Important: Only a small fraction of Earth's water is directly usable; conserve and avoid pollution.
Investigations You Can Do (Class-Ready)
- 1Seepage or not? Mark the inside water level; if outside droplets form but level inside doesn't drop, it's condensation.
- 2Which dries faster? Change one factor at a time (area, heat/sunlight, airflow, humidity); keep others same; time to dry is your measure.
- 3Cooling seat trick: On a hot day, place a wet cloth on a hot scooter seat + fan/airflow → faster evaporation → cooler seat.
- 4Where is evaporation at work at home? Sweat drying, cooking aromas spreading, clothes drying, floor mopping, ink drying.

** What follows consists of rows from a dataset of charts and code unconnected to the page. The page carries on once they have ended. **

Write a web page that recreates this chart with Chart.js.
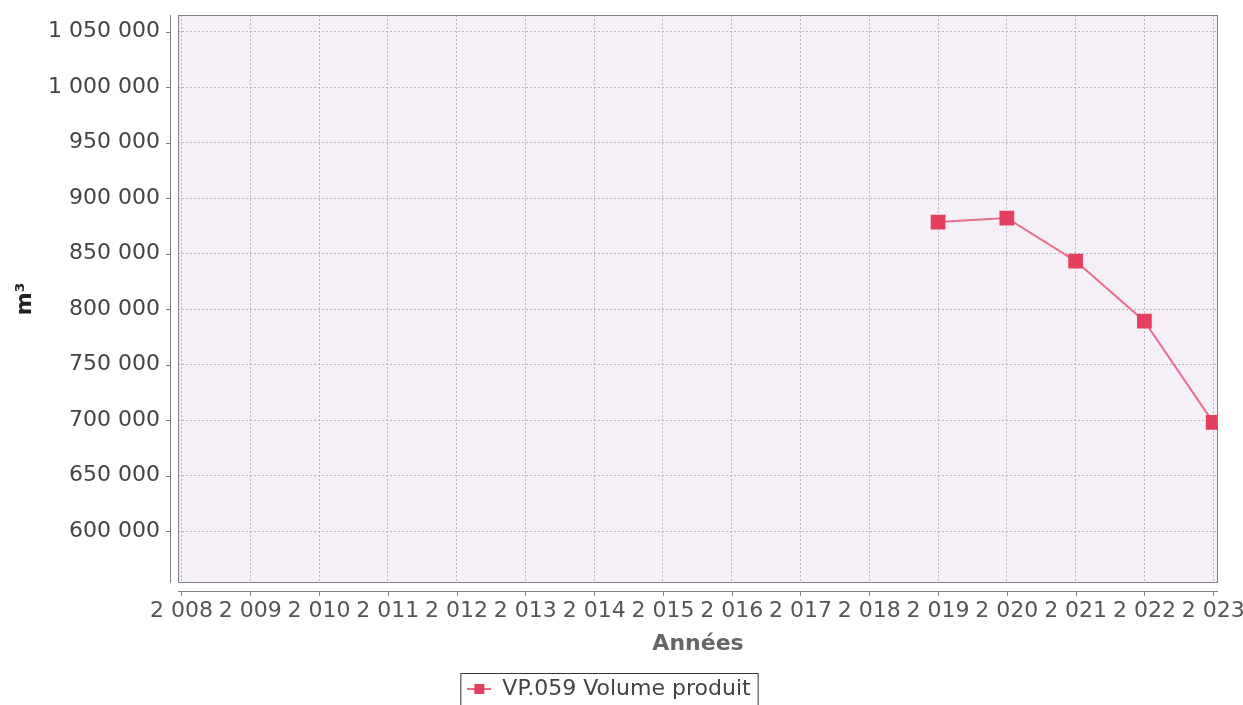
<!DOCTYPE html>
<html>
<head>
<meta charset="utf-8">
<script src="https://cdn.jsdelivr.net/npm/chart.js@4"></script>
<style>
  html, body { margin: 0; padding: 0; background: #fff; }
  #wrap { width: 1243px; height: 705px; }
</style>
</head>
<body>
<div id="wrap"><canvas id="lineChart"></canvas></div>
<script>
// data
const years = [2019, 2020, 2021, 2022, 2023];
const volumes = [878500, 882100, 843300, 789200, 698000];
const seriesLabel = 'VP.059 Volume produit';
const xTitle = 'Années';
const yTitle = 'm³';
const yTicks = [600000, 650000, 700000, 750000, 800000, 850000, 900000, 950000, 1000000, 1050000];
const xTicks = [2008, 2009, 2010, 2011, 2012, 2013, 2014, 2015, 2016, 2017, 2018, 2019, 2020, 2021, 2022, 2023];

function spaced(v) {
  return String(v).replace(/\B(?=(\d{3})+(?!\d))/g, ' ');
}

// little "line + square" marker for the legend
const marker = document.createElement('canvas');
marker.width = 24; marker.height = 12;
(function () {
  const c = marker.getContext('2d');
  c.strokeStyle = '#e8708a'; c.lineWidth = 2;
  c.beginPath(); c.moveTo(0, 6); c.lineTo(24, 6); c.stroke();
  c.fillStyle = '#e3405f'; c.fillRect(7, 1, 10, 10);
})();

const plotFrame = {
  id: 'plotFrame',
  beforeDraw(chart) {
    const a = chart.chartArea, ctx = chart.ctx;
    ctx.save();
    ctx.fillStyle = '#f5eff8';
    ctx.fillRect(a.left, a.top, a.right - a.left, a.bottom - a.top);
    ctx.restore();
  },
  afterDraw(chart) {
    const a = chart.chartArea, ctx = chart.ctx;
    const xs = chart.scales.x, ys = chart.scales.y;
    ctx.save();
    ctx.strokeStyle = '#808080';
    ctx.lineWidth = 1;
    ctx.strokeRect(a.left + 0.5, a.top + 0.5, a.right - a.left - 1, a.bottom - a.top - 1);
    // offset axis lines
    ctx.beginPath();
    ctx.moveTo(a.left - 7.5, a.top); ctx.lineTo(a.left - 7.5, a.bottom);
    ctx.moveTo(a.left, a.bottom + 8.5); ctx.lineTo(a.right, a.bottom + 8.5);
    ys.ticks.forEach(t => {
      const y = Math.round(ys.getPixelForValue(t.value)) + 0.5;
      ctx.moveTo(a.left - 12, y); ctx.lineTo(a.left - 7, y);
    });
    xs.ticks.forEach(t => {
      const x = Math.round(xs.getPixelForValue(t.value)) + 0.5;
      ctx.moveTo(x, a.bottom + 8); ctx.lineTo(x, a.bottom + 13);
    });
    ctx.stroke();
    // legend border
    const hb = chart.legend.legendHitBoxes[0];
    if (hb) {
      ctx.strokeStyle = '#333';
      ctx.strokeRect(hb.left - 6.5, hb.top - 4.5, hb.width + 14, hb.height + 14);
    }
    ctx.restore();
  }
};

new Chart(document.getElementById('lineChart'), {
  type: 'line',
  data: {
    datasets: [{
      label: seriesLabel,
      data: years.map((y, i) => ({ x: y, y: volumes[i] })),
      borderColor: '#e8708a',
      backgroundColor: '#e3405f',
      pointBackgroundColor: '#e3405f',
      pointBorderColor: '#e3405f',
      pointStyle: 'rect',
      pointRadius: 9,
      borderWidth: 2,
      tension: 0,
      fill: false
    }]
  },
  options: {
    responsive: true,
    maintainAspectRatio: false,
    animation: false,
    layout: { padding: { left: 0, right: 25, top: 15, bottom: -5 } },
    font: { family: '"DejaVu Sans", sans-serif' },
    scales: {
      x: {
        type: 'linear',
        min: 2007.95,
        max: 2023.07,
        afterBuildTicks: s => { s.ticks = xTicks.map(v => ({ value: v })); },
        afterFit: s => { s.height = 90; s.paddingLeft = 0; s.paddingRight = 0; },
        ticks: {
          autoSkip: false,
          maxRotation: 0,
          padding: 15,
          color: '#555',
          font: { size: 22, family: '"DejaVu Sans", sans-serif' },
          callback: v => spaced(v)
        },
        grid: { color: '#b8b4bc', drawTicks: false, lineWidth: 1 },
        border: { display: false, dash: [2, 2] },
        title: {
          display: true,
          text: xTitle,
          color: '#666',
          font: { size: 22, weight: 'bold', family: '"DejaVu Sans", sans-serif' },
          padding: { top: 0, bottom: 16 }
        }
      },
      y: {
        min: 553300,
        max: 1065000,
        afterBuildTicks: s => { s.ticks = yTicks.map(v => ({ value: v })); },
        afterFit: s => { s.width = 178; s.paddingTop = 0; s.paddingBottom = 0; },
        ticks: {
          padding: 18,
          color: '#444',
          font: { size: 22, family: '"DejaVu Sans", sans-serif' },
          callback: v => spaced(v)
        },
        grid: { color: '#b8b4bc', drawTicks: false, lineWidth: 1 },
        border: { display: false, dash: [2, 2] },
        title: {
          display: true,
          text: yTitle,
          color: '#222',
          font: { size: 22, weight: 'bold', family: '"DejaVu Sans", sans-serif' },
          padding: { top: 12, bottom: 0 }
        }
      }
    },
    plugins: {
      legend: {
        position: 'bottom',
        labels: {
          usePointStyle: true,
          pointStyle: marker,
          pointStyleWidth: 24,
          padding: 5,
          color: '#444',
          font: { size: 22, family: '"DejaVu Sans", sans-serif' }
        }
      },
      tooltip: { enabled: false }
    }
  },
  plugins: [plotFrame]
});
</script>
</body>
</html>
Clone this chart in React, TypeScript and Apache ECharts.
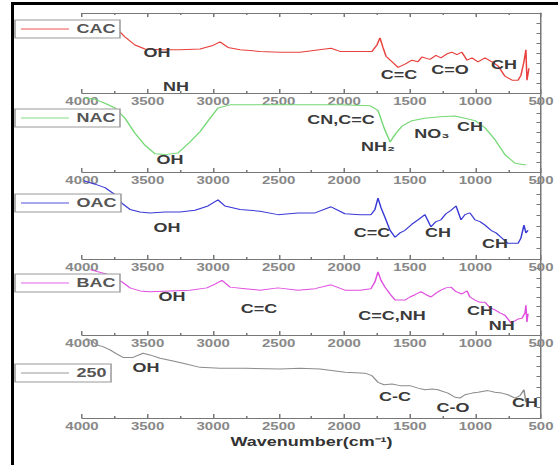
import React, { useEffect, useRef } from "react";
import * as echarts from "echarts";

// ---- data: wavenumber (cm-1) vs relative transmittance (0-100 within each panel) ----
const cacSpectrum: [number, number][] = [
  [3726, 79], [3672, 70], [3596, 60], [3520, 55], [3405, 54], [3253, 54], [3100, 55],
  [3009, 59], [2948, 64], [2887, 57], [2795, 54], [2643, 52], [2490, 51], [2338, 51],
  [2101, 56], [2033, 52], [1880, 52], [1789, 52], [1751, 60], [1728, 69], [1705, 57],
  [1682, 46], [1636, 39], [1590, 32], [1537, 36], [1484, 41], [1438, 39], [1408, 45],
  [1346, 42], [1301, 47], [1263, 44], [1217, 49], [1179, 51], [1141, 48], [1103, 51],
  [1064, 41], [1026, 44], [980, 39], [927, 44], [874, 39], [828, 34], [775, 21],
  [721, 16], [675, 16], [653, 22], [630, 39], [615, 54], [607, 16], [592, 31],
];

const nacSpectrum: [number, number][] = [
  [3985, 94], [3901, 92], [3825, 87], [3748, 81], [3672, 68], [3596, 49], [3520, 34],
  [3443, 23], [3367, 22], [3268, 24], [3177, 38], [3100, 51], [3024, 68], [2963, 81],
  [2871, 85], [2643, 85], [2338, 85], [2033, 85], [1804, 84], [1743, 78], [1697, 56],
  [1651, 38], [1606, 49], [1560, 58], [1484, 65], [1385, 68], [1270, 70], [1156, 71],
  [1080, 68], [1003, 65], [927, 56], [851, 41], [775, 22], [698, 11], [615, 9],
];

const oacSpectrum: [number, number][] = [
  [3985, 90], [3901, 86], [3825, 82], [3748, 74], [3695, 64], [3634, 57], [3558, 54],
  [3482, 53], [3367, 54], [3253, 54], [3138, 56], [3039, 61], [2963, 68], [2910, 61],
  [2795, 57], [2643, 55], [2506, 51], [2353, 53], [2223, 53], [2101, 60], [1995, 52],
  [1880, 51], [1796, 51], [1766, 57], [1743, 70], [1720, 59], [1682, 45], [1651, 33],
  [1613, 25], [1575, 30], [1537, 33], [1484, 40], [1438, 45], [1385, 51], [1339, 37],
  [1301, 43], [1263, 45], [1225, 52], [1186, 56], [1148, 61], [1110, 45], [1080, 51],
  [1042, 53], [1003, 45], [965, 43], [927, 39], [881, 33], [843, 30], [805, 25],
  [752, 18], [714, 18], [675, 18], [653, 24], [630, 39], [615, 30], [599, 33],
];

const bacSpectrum: [number, number][] = [
  [3939, 86], [3787, 79], [3695, 70], [3634, 62], [3558, 58], [3482, 57], [3329, 58],
  [3177, 59], [3047, 62], [2986, 67], [2933, 72], [2871, 63], [2757, 61], [2643, 59],
  [2506, 62], [2353, 59], [2223, 61], [2101, 66], [1995, 59], [1880, 59], [1796, 61],
  [1766, 70], [1743, 83], [1720, 72], [1690, 63], [1651, 54], [1613, 46], [1537, 46],
  [1499, 50], [1461, 53], [1415, 57], [1377, 53], [1339, 50], [1301, 55], [1263, 59],
  [1225, 62], [1186, 63], [1148, 57], [1103, 54], [1064, 58], [1042, 50], [1003, 46],
  [965, 43], [927, 43], [889, 36], [851, 33], [813, 29], [775, 26], [729, 16],
  [675, 21], [645, 22], [622, 29], [615, 39], [607, 17], [599, 28],
];

const ac250Spectrum: [number, number][] = [
  [3970, 96], [3924, 93], [3886, 88], [3840, 86], [3787, 82], [3733, 77], [3687, 73],
  [3611, 73], [3535, 78], [3482, 76], [3405, 72], [3314, 69], [3230, 66], [3100, 61],
  [2948, 60], [2757, 60], [2490, 59], [2338, 60], [2185, 59], [1995, 55], [1842, 54],
  [1789, 51], [1743, 43], [1697, 40], [1636, 41], [1575, 39], [1499, 39], [1438, 36],
  [1385, 34], [1331, 35], [1286, 34], [1209, 30], [1156, 25], [1118, 24], [1080, 28],
  [1026, 30], [980, 31], [904, 33], [851, 31], [798, 30], [752, 28], [698, 24],
  [660, 27], [630, 34], [615, 19],
];

// band assignments: [wavenumber, level, label]
const cacBands: [number, number, string][] = [
  [3428, 51, "OH"], [3283, 8, "NH"], [1583, 23, "C=C"], [1194, 29, "C=O"], [782, 35, "CH"],
];
const nacBands: [number, number, string][] = [
  [3329, 15, "OH"], [2025, 66, "CN,C=C"], [1743, 32, "NH\u2082"], [1331, 49, "NO\u2083"], [1042, 57, "CH"],
];
const oacBands: [number, number, string][] = [
  [3352, 36, "OH"], [1789, 30, "C=C"], [1286, 30, "CH"], [851, 18, "CH"],
];
const bacBands: [number, number, string][] = [
  [3314, 50, "OH"], [2650, 35, "C=C"], [1636, 26, "C=C,NH"], [965, 32, "CH"], [800, 12, "NH"],
];
const ac250Bands: [number, number, string][] = [
  [3512, 61, "OH"], [1613, 26, "C-C"], [1171, 13, "C-O"], [622, 19, "CH"],
];

const sampleNames = ["CAC", "NAC", "OAC", "BAC", "250"];
const wavenumberTicks = [4000, 3500, 3000, 2500, 2000, 1500, 1000, 500];

// ---- layout ----
const WIDTH = 558;
const HEIGHT = 465;
const STRETCH = 1.5; // the whole figure is drawn wide
const INNER_W = WIDTH / STRETCH;
const PLOT_LEFT = 82 / STRETCH;
const PLOT_RIGHT = 541 / STRETCH;
const panelEdges = [13, 93, 172, 259, 335, 418];
const legendTops = [20, 109, 194, 274, 364];
const FONT = "'Liberation Sans', Arial, sans-serif";
const AXIS_COLOR = "#777";

const spectra = [cacSpectrum, nacSpectrum, oacSpectrum, bacSpectrum, ac250Spectrum];
const bands = [cacBands, nacBands, oacBands, bacBands, ac250Bands];
const colors = ["#e8403c", "#74d874", "#3a3ad6", "#e04ee0", "#8c8c8c"];

function buildOption(): echarts.EChartsOption {
  const wnMin = wavenumberTicks[wavenumberTicks.length - 1];
  const wnMax = wavenumberTicks[0];
  const wnStep = wavenumberTicks[0] - wavenumberTicks[1];

  const baseX = (i: number) => ({
    gridIndex: i,
    type: "value" as const,
    min: wnMin,
    max: wnMax,
    interval: wnStep,
    inverse: true,
    axisLine: { show: true, onZero: false, lineStyle: { color: AXIS_COLOR, width: 1 } },
    axisTick: { show: true, inside: true, length: 4, lineStyle: { color: AXIS_COLOR } },
    minorTick: { show: true, splitNumber: 2, length: 2, lineStyle: { color: AXIS_COLOR } },
    splitLine: { show: false },
  });

  const xAxes: any[] = sampleNames.map((_, i) => ({
    ...baseX(i),
    position: "bottom",
    axisLabel: {
      show: true,
      margin: 3,
      fontSize: 10,
      fontWeight: "bold",
      color: "#888",
      fontFamily: FONT,
      formatter: (v: number) => String(v),
    },
    ...(i === sampleNames.length - 1
      ? {
          name: "Wavenumber(cm\u207B\u00B9)",
          nameLocation: "middle",
          nameGap: 18,
          nameTextStyle: { fontSize: 12, fontWeight: "bold", color: "#333", fontFamily: FONT },
        }
      : {}),
  }));
  // frame line along the top of the first panel
  xAxes.push({ ...baseX(0), position: "top", axisLabel: { show: false } });

  return {
    animation: false,
    backgroundColor: "#fff",
    grid: sampleNames.map((_, i) => ({
      left: PLOT_LEFT,
      width: PLOT_RIGHT - PLOT_LEFT,
      top: panelEdges[i],
      height: panelEdges[i + 1] - panelEdges[i],
    })),
    xAxis: xAxes,
    yAxis: sampleNames.map((_, i) => ({
      gridIndex: i,
      type: "value",
      min: 0,
      max: 100,
      interval: 12.5,
      position: "right",
      axisLine: { show: true, lineStyle: { color: AXIS_COLOR, width: 1 } },
      axisTick: { show: true, inside: true, length: 3, lineStyle: { color: AXIS_COLOR } },
      axisLabel: { show: false },
      splitLine: { show: false },
    })),
    legend: sampleNames.map((name, i) => ({
      data: [{ name, icon: "rect" }],
      left: 10,
      top: legendTops[i],
      padding: [3, 3, 3, 4],
      itemWidth: 32,
      itemHeight: 1.5,
      itemGap: 0,
      borderColor: "#999",
      borderWidth: 1,
      backgroundColor: "#fff",
      selectedMode: false,
      itemStyle: { opacity: 0.6 },
      textStyle: { fontSize: 12, fontWeight: "bold", color: "#555", fontFamily: FONT },
    })),
    series: sampleNames.map((name, i) => ({
      type: "line",
      name,
      xAxisIndex: i,
      yAxisIndex: i,
      data: spectra[i],
      symbol: "none",
      lineStyle: { color: colors[i], width: 1 },
      itemStyle: { color: colors[i] },
      markPoint: {
        symbol: "circle",
        symbolSize: 0,
        silent: true,
        label: {
          show: true,
          position: "inside",
          formatter: "{b}",
          fontSize: 12,
          fontWeight: "bold",
          color: "#3a3a3a",
          fontFamily: FONT,
        },
        data: bands[i].map(([wn, level, text]) => ({ name: text, coord: [wn, level] })),
      },
    })),
  } as echarts.EChartsOption;
}

export default function App() {
  const ref = useRef<HTMLDivElement>(null);

  useEffect(() => {
    if (!ref.current) return;
    const chart = echarts.init(ref.current, null, { renderer: "svg" });
    chart.setOption(buildOption());
    return () => chart.dispose();
  }, []);

  return (
    <div
      style={{
        position: "fixed",
        left: 0,
        top: 0,
        width: WIDTH,
        height: HEIGHT,
        overflow: "hidden",
        background: "#fff",
      }}
    >
      <div
        ref={ref}
        style={{
          width: INNER_W,
          height: HEIGHT,
          transform: `scaleX(${STRETCH})`,
          transformOrigin: "0 0",
        }}
      />
      {/* keep the right margin of the figure blank */}
      <div
        style={{
          position: "absolute",
          left: WIDTH - 4,
          top: 5,
          width: 4,
          height: HEIGHT - 5,
          background: "#fff",
          pointerEvents: "none",
        }}
      />
      {/* figure frame: top and left rules */}
      <div
        style={{
          position: "absolute",
          left: 11,
          top: 2,
          width: WIDTH - 11,
          height: HEIGHT - 2,
          borderTop: "3px solid #000",
          borderLeft: "3px solid #000",
          boxSizing: "border-box",
          pointerEvents: "none",
        }}
      />
    </div>
  );
}
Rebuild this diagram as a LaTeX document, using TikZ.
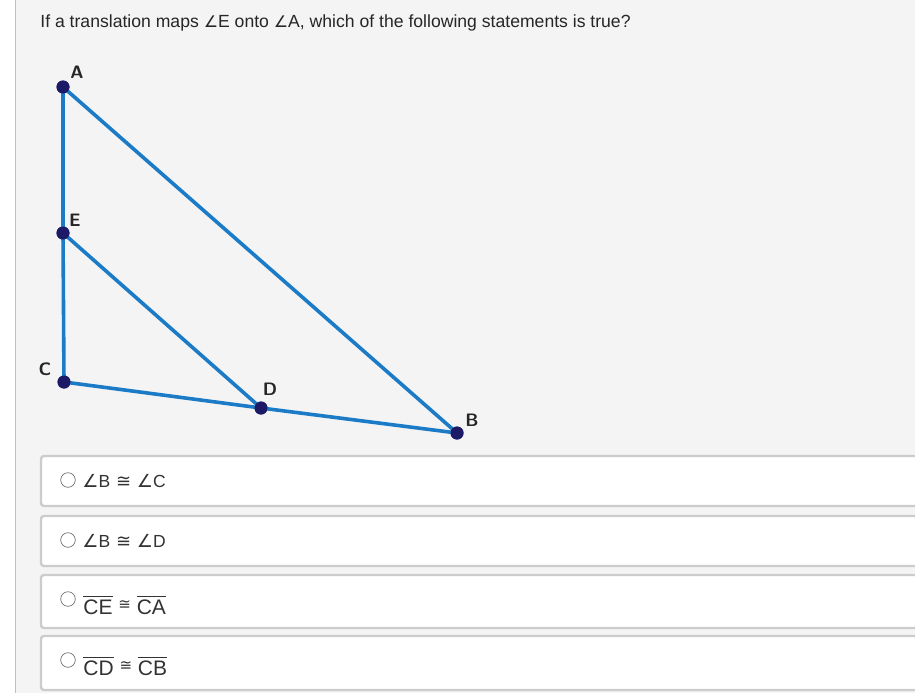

HOTS / Exam-Style Practice
- 1
Two tumblers: one with ice water, one with room-temp water. Only the cold one "sweats". Explain with condensation.
- 2
A student says "water on the cold tumbler seeped out". Design a fair test to rule out seepage.
- 3
Clothes dry slowly on a rainy day though fans are ON. Use humidity and airflow to explain.
- 4
In two identical rooms, same wet cloth area: one sunlit, one shaded. Predict and justify which dries first and why.
- 5
Explain matka cooling with evaporation; compare with feeling cold after sanitiser use.
Quick Recap
- Same substance (H₂O) can be solid/liquid/gas with different behaviours.
- Evaporation (liquid→gas) speeds up with bigger area, heat, wind, lower humidity; it cools surfaces.
- Condensation (gas→liquid) forms dew and droplets on cold surfaces; it's central to clouds & rain.
- Melting/Freezing switch between solid and liquid via heating/cooling.
- The water cycle is evaporation → condensation → precipitation → return flow.
- Use water wisely—only a small part is readily usable.